家庭料理の基本 №15 家庭料理がなくなる
旬の食材を買ってきて、すぐに調理して家族に出す。「お母さん、これ美味しいね!」って言いながら家族みんなで食べる。そんな家庭料理に、スーパーで売られているお惣菜が入ってきて、出汁の素、ミートソースの素、味噌汁の素、インスタント食品、冷凍食品、中国からの輸入食材で作られたお漬物・・・素材からお母さんが調理してくれる家庭料理はほとんどなくなりました。
僕はほとんど外食しませんが、たまに外食しても工場で作られた料理を提供するレストランはおいしくないし、保存料や合成甘味料、着色料などが入った見栄えが良すぎる料理は食べる気がしません。スーパーではこれでもかというほど綺麗で美味しそうな料理が売られています。家庭料理は、今や時代遅れなのかもしれませんが、自分で調理する家庭料理ほど健康的で美味しい料理はありません。
見てくれが良くない、大きさがバラバラでも、旬の食材を買ってきて、すぐに出汁からとって調理した家庭料理は、そんなに凝ったことをしなくても健康的で美味しいです。朝摘みの野菜、朝市で仕入れたお魚は、そのままでも美味しい。和食には、料理に名前がなく、食材に調理方法を書くのが基本。肉じゃが=肉とじゃがいも、ほうれん草のおひたし=ほうれん草をおひたしにする、キンメの煮つけ=金目鯛を煮物にしますなど。
しかし、西洋料理は食材に調理方法とは書きません。カレー、グラタン、パスタ、どんな食材で、どんな調理方法なのかがわからないのが西洋料理。調理の仕方も時間をかけているので、旬の食材を買ってきて、すぐに提供できるものではありません。技術的も高度なものが多いが、和食の基本は食材の形がなくなるほど手を入れません。家庭料理はなおさら、時間も手間もかけませんが、食材は新鮮そのものです。
僕の料理は、家庭料理で昔、母親から教わったものが基本です。そこに自分で工夫したり、プロの料理人のレシピからヒントを得たモノが多くあります。チョッとした一工夫が家庭料理の面白さで、汗をたくさんかいたので、塩味を強くしようとか、寒い日は生姜を擦って入れて身体を温めようとか。
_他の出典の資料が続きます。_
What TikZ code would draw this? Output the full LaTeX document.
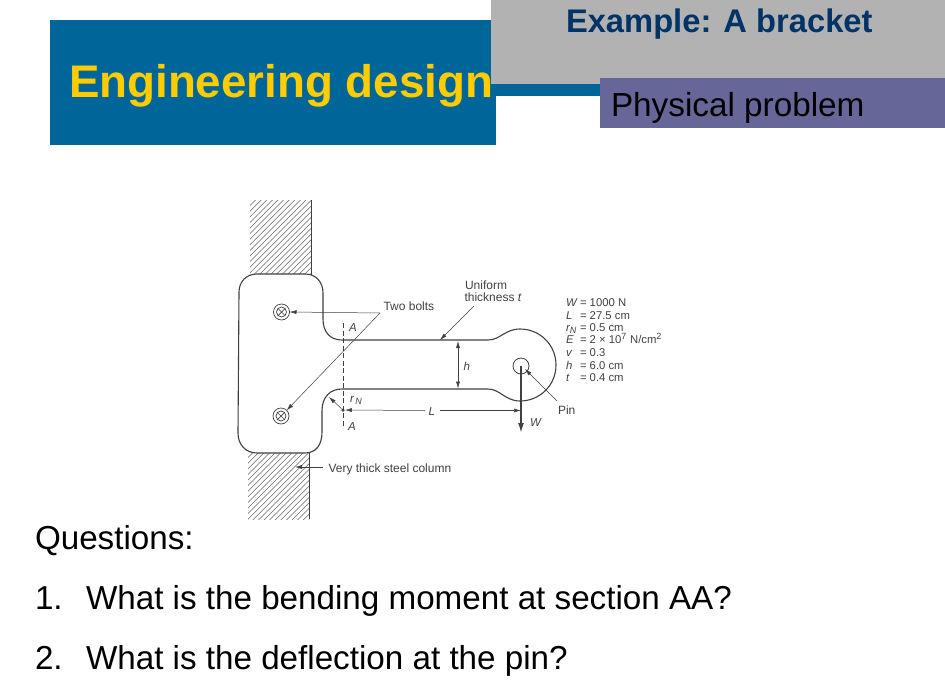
\documentclass[tikz,border=0pt]{standalone}
\usepackage{fontspec}
\setmainfont{Liberation Sans}
\usetikzlibrary{arrows.meta}
\definecolor{hdrblue}{HTML}{006699}
\definecolor{hdryellow}{HTML}{FFCC00}
\definecolor{hdrgrey}{HTML}{B2B2B2}
\definecolor{hdrpurple}{HTML}{666699}
\definecolor{hdrnavy}{HTML}{003366}
\definecolor{ink}{gray}{0.25}
\newcommand{\fs}[1]{\fontsize{#1pt}{#1pt}\selectfont}
\newcommand{\vrow}[2]{\makebox[14pt][l]{\itshape #1}= #2}
\tikzset{
  x=1pt,y=-1pt,
  txt/.style={anchor=base west,inner sep=0,outer sep=0},
  figtxt/.style={txt,text=ink,font=\fs{12}},
  figvar/.style={txt,text=ink,font=\itshape\fs{11.5}},
  valtxt/.style={txt,text=ink,font=\fs{11.3}},
  bodytxt/.style={txt,text=black,font=\fs{33.2}},
  outline/.style={draw=ink,line width=1.1pt},
  thinline/.style={draw=ink,line width=0.5pt},
  leader/.style={thinline,-{Latex[length=7pt,width=4pt]}},
  hatch/.style={draw=ink!80,line width=0.55pt},
  boltout/.style={circle,draw=ink,line width=0.7pt,minimum size=16pt,inner sep=0,outer sep=0},
  boltin/.style={circle,draw=ink,line width=0.7pt,minimum size=10pt,inner sep=0,outer sep=0},
}
\begin{document}
\begin{tikzpicture}
\useasboundingbox (0,0) rectangle (945,696);
% header blocks
\fill[hdrblue] (50,20) rectangle (496,145);
\fill[hdrblue] (491,84) rectangle (600,96);
\fill[hdrgrey] (491,0) rectangle (945,84);
\fill[hdrpurple] (600,78) rectangle (945,128);
\node[txt,text=hdryellow,font=\bfseries\fs{45.7}] (title) at (69,97) {Engineering design};
\node[txt,text=hdrnavy,font=\bfseries\fs{32.7}] (example) at (566,32) {Example: A bracket};
\node[txt,text=black,font=\fs{33.3}] (phys) at (611,116) {Physical problem};
% column hatching
\begin{scope}
\clip (250,200) rectangle (311,275);
\foreach \k in {0,...,30} \draw[hatch] (160+\k*5.6,290) -- (260+\k*5.6,190);
\end{scope}
\begin{scope}
\clip (248,453) rectangle (309,519);
\foreach \k in {0,...,30} \draw[hatch] (170+\k*5.6,530) -- (270+\k*5.6,430);
\end{scope}
\draw[outline,line width=0.8pt] (311,200) -- (311,276);
\draw[outline,line width=0.8pt] (309,453) -- (309,519);
% bracket outline
\draw[outline,fill=white]
  (257,274) -- (305,274)
  .. controls (316,274) and (323,282) .. (323,293)
  -- (323,319)
  .. controls (323,332) and (330,340) .. (342,340)
  -- (488,340)
  .. controls (500,340) and (505,329) .. (520,329)
  .. controls (540,329) and (556,345) .. (556,365)
  .. controls (556,385) and (540,401) .. (520,401)
  .. controls (505,401) and (500,389) .. (488,389)
  -- (342,389)
  .. controls (330,389) and (322,397) .. (322,411)
  -- (322,432)
  .. controls (322,445) and (316,453) .. (305,453)
  -- (257,453)
  .. controls (246,453) and (238,445) .. (238,433)
  -- (239,292)
  .. controls (239,282) and (246,274) .. (257,274) -- cycle;
% hole
\node[circle,draw=ink,line width=0.8pt,minimum size=16pt,inner sep=0,outer sep=0] (hole) at (521,366) {};
\coordinate (holec) at (521,366);
% bolts
\node[boltout] (bolta) at (281.5,312) {};
\node[boltin] (boltai) at (281.5,312) {};
\draw[ink,line width=0.7pt] (boltai.north west) -- (boltai.south east) (boltai.north east) -- (boltai.south west);
\node[boltout] (boltb) at (281,416) {};
\node[boltin] (boltbi) at (281,416) {};
\draw[ink,line width=0.7pt] (boltbi.north west) -- (boltbi.south east) (boltbi.north east) -- (boltbi.south west);
% section line
\coordinate (secT) at (343,323);
\coordinate (secB) at (343,427);
\draw[thinline,dash pattern=on 5pt off 2.5pt] (secT) -- (secB);
\node[figvar] (Atop) at (349,331) {A};
\node[figvar] (Abot) at (348,430) {A};
% two bolts leaders
\coordinate (tb) at (380,313);
\node[figtxt] (twobolts) at (383.5,310) {Two bolts};
\draw[leader] (tb) -- (bolta.east);
\draw[leader] (tb) -- (boltb.north east);
% uniform thickness
\node[figtxt] (unif1) at (465,289.5) {Uniform};
\node[figtxt] (unif2) at (464.5,301.5) {thickness \textit{t}};
\coordinate (utail) at (474,306);
\coordinate (utip) at (440,340);
\draw[leader] (utail) -- (utip);
% h dimension
\coordinate (ht) at (458,341);
\coordinate (hb) at (458,388.5);
\draw[thinline,{Latex[length=7pt,width=4pt]}-{Latex[length=7pt,width=4pt]}] (ht) -- (hb);
\node[figvar] (hlab) at (463.5,370) {h};
% rN and L
\node[circle,fill=ink,inner sep=0,minimum size=3.5pt] (dot) at (343,410) {};
\coordinate (fil) at (329,397);
\draw[leader] (dot) -- (fil);
\node[figvar] (rn) at (350,402) {r\textsubscript{\fs{9}\,N}};
\node[figvar] (Llab) at (428.5,415) {L};
\coordinate (Ll) at (425,410.5);
\coordinate (Lr) at (440,410.5);
\coordinate (Lend) at (521,410.5);
\draw[leader] (Ll) -- (dot);
\draw[leader] (Lr) -- (Lend);
% load W
\draw[ink,line width=1.6pt,-{Latex[length=10pt,width=6pt]}] (holec) -- (521,433);
\node[figvar] (Wlab) at (530,426) {W};
% pin
\node[figtxt] (pin) at (558,414) {Pin};
\coordinate (ptail) at (557,401);
\coordinate (ptip) at (525,369);
\draw[leader] (ptail) -- (ptip);
% column label
\node[figtxt] (col) at (328.5,472) {Very thick steel column};
\coordinate (ctail) at (323,467);
\coordinate (chead) at (295,467);
\draw[leader] (ctail) -- (chead);
% values
\node[valtxt] (v1) at (566,306) {\vrow{W}{1000 N}};
\node[valtxt] (v2) at (566,319) {\vrow{L}{27.5 cm}};
\node[valtxt] (v3) at (566,331) {\vrow{r\textsubscript{\fs{9}N}}{0.5 cm}};
\node[valtxt] (v4) at (566,343) {\vrow{E}{2 × 10\textsuperscript{\fs{9}7} N/cm\textsuperscript{\fs{9}2}}};
\node[valtxt] (v5) at (566,356) {\vrow{v}{0.3}};
\node[valtxt] (v6) at (566,369) {\vrow{h}{6.0 cm}};
\node[valtxt] (v7) at (566,381) {\vrow{t}{0.4 cm}};
% questions
\node[bodytxt] (q0) at (35,549) {Questions:};
\node[bodytxt] (q1n) at (35,609) {1.};
\node[bodytxt] (q1) at (86,609) {What is the bending moment at section AA?};
\node[bodytxt] (q2n) at (35,669) {2.};
\node[bodytxt] (q2) at (86,669) {What is the deflection at the pin?};
\end{tikzpicture}
\end{document}
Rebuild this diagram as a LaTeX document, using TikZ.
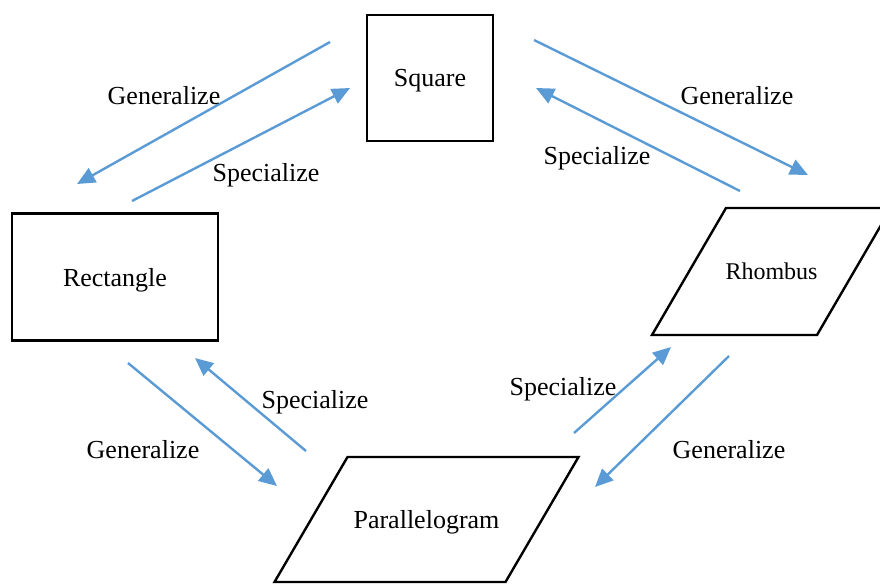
\documentclass[tikz,border=0pt]{standalone}
\usepackage{fontspec}
\setmainfont{Liberation Serif}
\usetikzlibrary{arrows.meta}

\tikzset{
  box/.style={draw, line width=2.4pt, inner sep=0pt, outer sep=0pt, text depth=0pt},
  body/.style={inner sep=0pt, outer sep=0pt, text depth=0pt},
  edge/.style={line width=2.4pt, line join=miter},
  link/.style={draw=linkblue, line width=2.4pt, -{Triangle[length=18pt,width=16pt]}},
  lbl/.style={inner sep=0pt}
}
\definecolor{linkblue}{HTML}{5B9BD5}

\begin{document}
\begin{tikzpicture}[x=1pt,y=-1pt,font=\fontsize{26}{30}\selectfont]

    \useasboundingbox (0,0) rectangle (880,584);
    \clip (0,0) rectangle (880,584);

    % Shapes
    \node[box, minimum width=126pt, minimum height=126pt] (square) at (430,78) {Square};
    \node[box, minimum width=206pt, minimum height=127pt] (rect) at (115,277) {Rectangle};
    \node[body, minimum width=165pt, minimum height=127pt, font=\fontsize{24}{28}\selectfont]
      (rhombus) at (771.5,271.5) {Rhombus};
    \node[body, minimum width=231pt, minimum height=125pt] (para) at (426.5,519.5) {Parallelogram};

    % Slanted outlines
    \draw[edge] ([xshift=-37pt]rhombus.south west) -- ([xshift=-37pt]rhombus.south east)
      -- ([xshift=37pt]rhombus.north east) -- ([xshift=37pt]rhombus.north west) -- cycle;
    \draw[edge] ([xshift=-36.5pt]para.south west) -- ([xshift=-36.5pt]para.south east)
      -- ([xshift=36.5pt]para.north east) -- ([xshift=36.5pt]para.north west) -- cycle;

    % Arrow end points
    \coordinate (sqrA) at (330,42);   \coordinate (recA) at (77,184);
    \coordinate (recB) at (132,201);  \coordinate (sqrB) at (350,88);
    \coordinate (sqrC) at (534,40);   \coordinate (rhoC) at (808,175);
    \coordinate (rhoD) at (740,191);  \coordinate (sqrD) at (536,88);
    \coordinate (recE) at (128,363);  \coordinate (parE) at (277,486);
    \coordinate (parF) at (306,451);  \coordinate (recF) at (195,358);
    \coordinate (parG) at (574,433);  \coordinate (rhoG) at (671,347);
    \coordinate (rhoH) at (729,356);  \coordinate (parH) at (595,487);

    % Generalize / Specialize arrows
    \draw[link] (sqrA) -- (recA);
    \draw[link] (recB) -- (sqrB);
    \draw[link] (sqrC) -- (rhoC);
    \draw[link] (rhoD) -- (sqrD);
    \draw[link] (recE) -- (parE);
    \draw[link] (parF) -- (recF);
    \draw[link] (parG) -- (rhoG);
    \draw[link] (rhoH) -- (parH);

    % Labels
    \node[lbl] (genA) at (164,96) {Generalize};
    \node[lbl] (speB) at (266,175) {Specialize};
    \node[lbl] (genC) at (737,96) {Generalize};
    \node[lbl] (speD) at (597,158) {Specialize};
    \node[lbl] (genE) at (143,450) {Generalize};
    \node[lbl] (speF) at (315,402) {Specialize};
    \node[lbl] (speG) at (563,389) {Specialize};
    \node[lbl] (genH) at (729,450) {Generalize};

\end{tikzpicture}
\end{document}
休みの日は、産直市場に行って旬の朝どれの食材を買って、1週間分の煮物などを作っていますが、これが僕の楽しみです。
家庭料理は、自分の健康のために手料理を覚えてくださいという願いから書いています。実は、料理の世界は頑固な方が多くいて、その方の調理方法と違えばお叱りを受ける世界です。プロの料理人ですら、自分の調理方法を紹介すると、賛否両論ですので、僕のような仕事人が片手間でやっている調理方法などは真面目な調理人からすれば、切り捨て御免の世界なのかもしれません。
ただ、初めて手料理をしようかと思っている方には、最初からプロの調理方法ではなく、覚えやすくて作りやすいビギナーとして時間がない僕のやり方を最初に覚えていただければ、その後、本当のプロの方の調理方法やこだわりをもっている料理研究家の調理方法を知るきっかけになればと思って書いています。読者の中には不満のある方もいるでしょうが、こんな方法もあるのだと大目に見ていただければありがたいです。